Architects of Being: Louise Nevelson and Esphyr Slobodkina


Chrysler Museum of Fine Arts
Norfolk, VA

February 20, 2026 – May 31, 2026
Special Exhibition Galleries

View exhibit details on Chrysler Museum of Fine Arts website.

The exhibition, Architects of Being: Louise Nevelson and Esphyr Slobodkina expands on the notion of artistic character and the invariable ways artists construct their personas, their practices, and their legacies.

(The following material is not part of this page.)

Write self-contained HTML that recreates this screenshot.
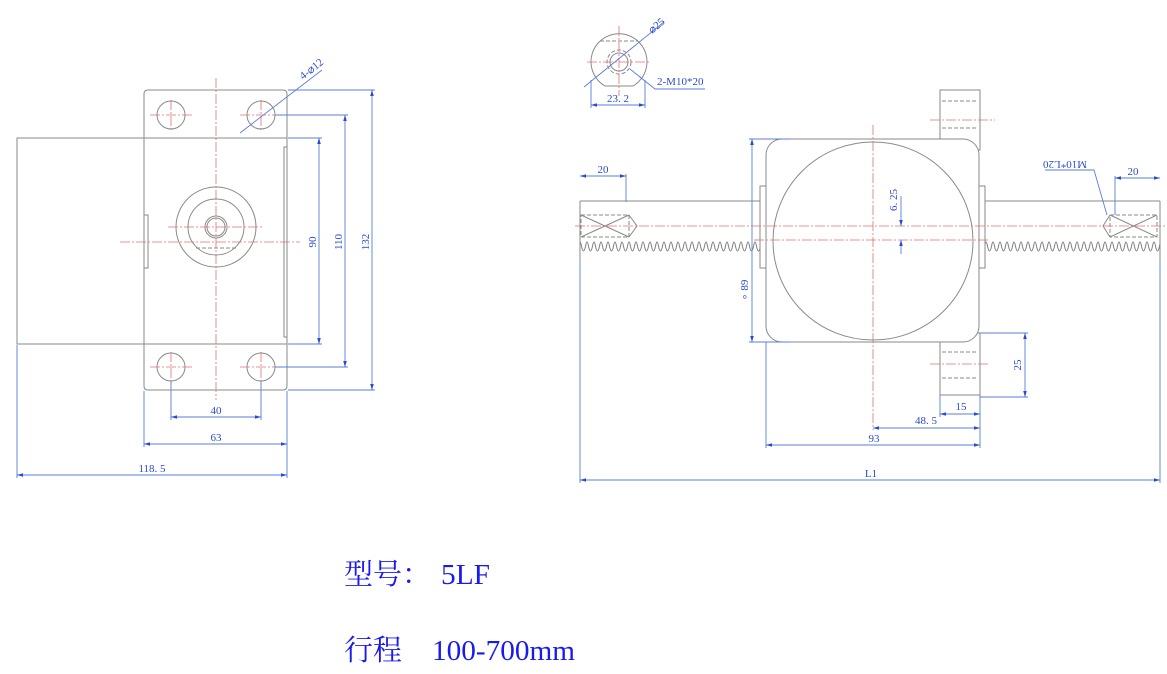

Born just nine years apart in different regions of the former Russian Empire, Louise Nevelson (American, b. Russia (now Ukraine), 1899–1988) and Esphyr Slobodkina (American, b. Russia, 1908–2002) were both children of Jewish families who immigrated to the United States. Both had early marriages of convenience that were short-lived. Both women arrived in New York in the 1920s to study art. The parallels are poignant, including their fearless devotion to abstract art and the promotion of it, associating with mutual contemporaries as members of the American Abstract Artists group.

The exhibition comprises approximately 70 objects, including sculptures, paintings, assemblage constructions, collage, hand-sewn clothing, and jewelry, the latter alluding to the artists’ creative self-fashioning. Brought together in dialogue for the first time, Architects of Being reveals the architectural spirits of these two women as well as the ways in which they constructed their identities in a male-dominated, midcentury American art world. Overlapping themes of abstraction, installation, assemblage, and fashion, as well as migration and identity-building, illuminate how Nevelson and Slobodkina constructed legacies as bold, innovative figures in twentieth-century abstraction.

Louise Nevelson is quoted as once saying, “Character is the architect of the being.”